Other Content Requirements
As discussed in paragraph 92 above, the rules will require applicants, licensees, and spectrum lessees to file a joint petition for declaratory ruling where the entities are under common control and contemporaneously hold, or are contemporaneously filing applications for, common carrier or aeronautical licenses or spectrum leasing arrangements. Where the joint petitioners have different disclosable interest holders and/or request specific approval for different foreign investors, such information should be set out separately for each joint petitioner.275 In addition, section 1.991 of the rules will require all petitioners to state whether they request a ruling under our section 310(b)(3) forbearance policy and/or under section 310(b)(4).

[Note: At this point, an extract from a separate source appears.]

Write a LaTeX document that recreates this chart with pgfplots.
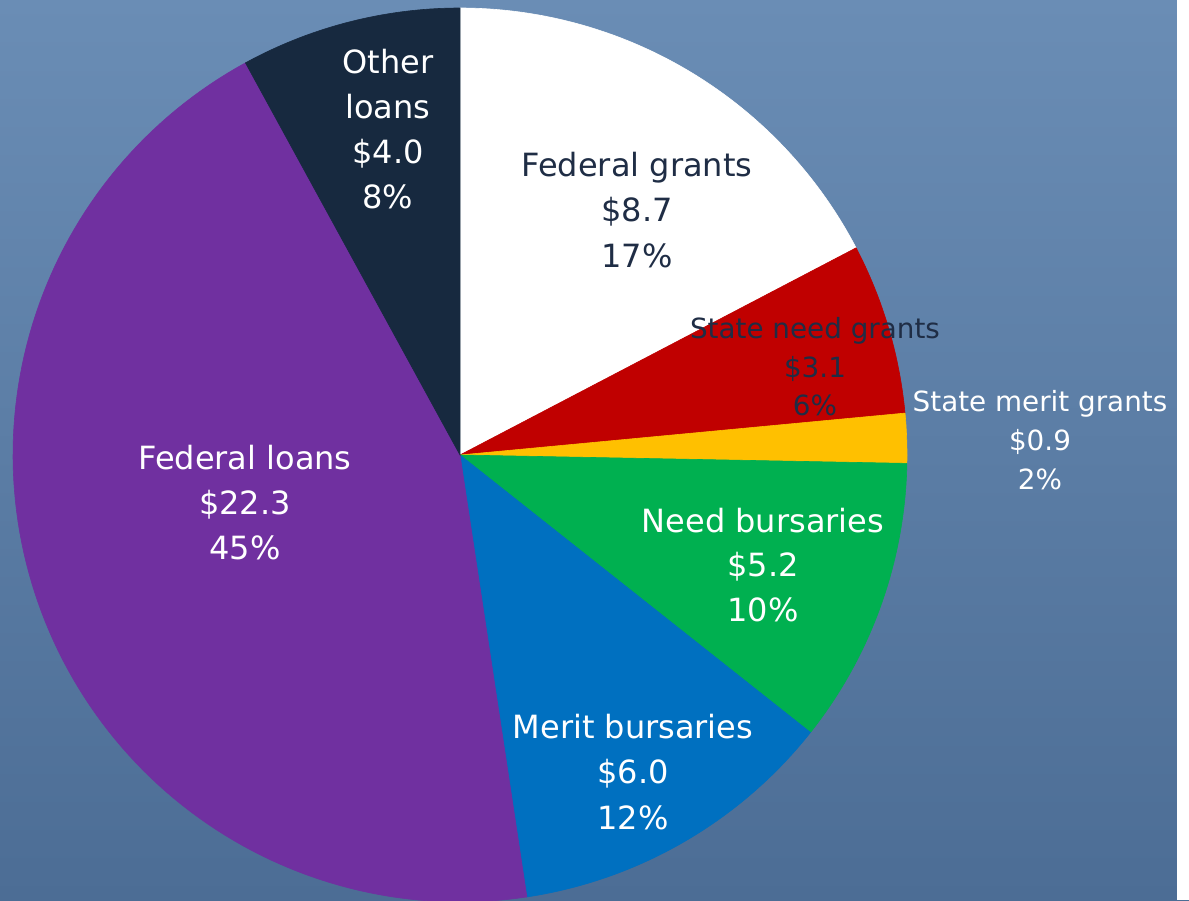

We have also modified section 1.991, as proposed in the NPRM, to eliminate the requirement that petitions list all of a petitioning licensee’s or lessee’s call signs and spectrum leasing file numbers. T-Mobile observes that some wireless companies hold hundreds or even thousands of wireless licenses and asserts that complying with this requirement would impose substantial burdens on them without producing any tangible benefits.276 We agree that it is unnecessary to require the listing of call signs and spectrum leasing file numbers and have eliminated this provision from the rules.